You start by saying $$\dfrac{\mathrm d~~}{\mathrm d x}\hspace{-1.5ex}\raise{1.5ex}{[3x^2\sin(x)]}=6x\sin(x)+3x^2\cos(x)$$

Which was most likely obtained by the product rule.

$$\dfrac{\mathrm d~~}{\mathrm d x}\hspace{-1.5ex}\raise{1.5ex}{[3x^2\sin(x)]}=\sin(x)~\dfrac{\mathrm d~~}{\mathrm d x}\hspace{-1.5ex}\raise{1.5ex}{[3x^2]}+3x^2~\dfrac{\mathrm d~~}{\mathrm d x}\hspace{-1.5ex}\raise{1.5ex}{[\sin(x)]}$$

Then you wanted to compute that by the chain rule.

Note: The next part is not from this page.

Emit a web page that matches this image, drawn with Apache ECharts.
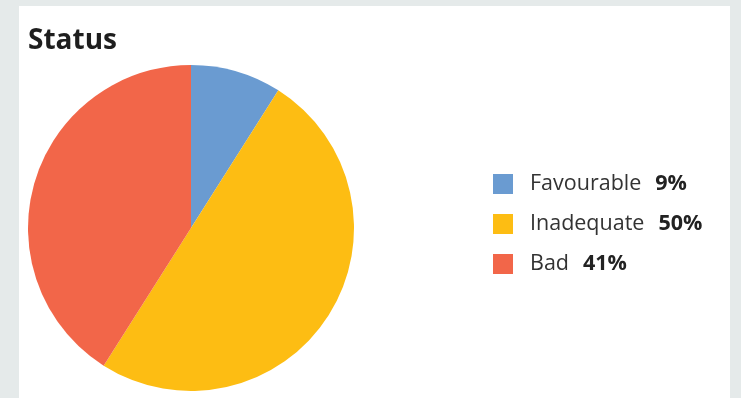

Well, that is really just the same thing.

$$\begin{align}\dfrac{\mathrm d~~}{\mathrm d x}\hspace{-1.5ex}\raise{1.5ex}{[y_1 y_2]}&=\dfrac{\partial~~}{\partial y_1}\hspace{-1.5ex}\raise{1.5ex}{[y_1y_2]}~\dfrac{\mathrm d y_1}{\mathrm d x}+\dfrac{\partial~~}{\partial y_2}\hspace{-1.5ex}\raise{1.5ex}{[y_1y_2]}~\dfrac{\mathrm d y_2}{\mathrm d x}\\&=y_2~\dfrac{\mathrm d y_1}{\mathrm d x}+y_1~\dfrac{\mathrm d y_2}{\mathrm d x}\end{align}$$


However what you did was try to claim: $$\dfrac{\mathrm d g}{\mathrm d x}\dfrac{\mathrm d y_1}{\mathrm d y_1}=\dfrac{\partial g}{\partial y_1}\dfrac{\mathrm d y_1}{\mathrm d x}$$

Which is not valid. Although the Liebniz notation for differentials behave similar enough to quotients for it to be a convenient shorthand, they truly are not the same.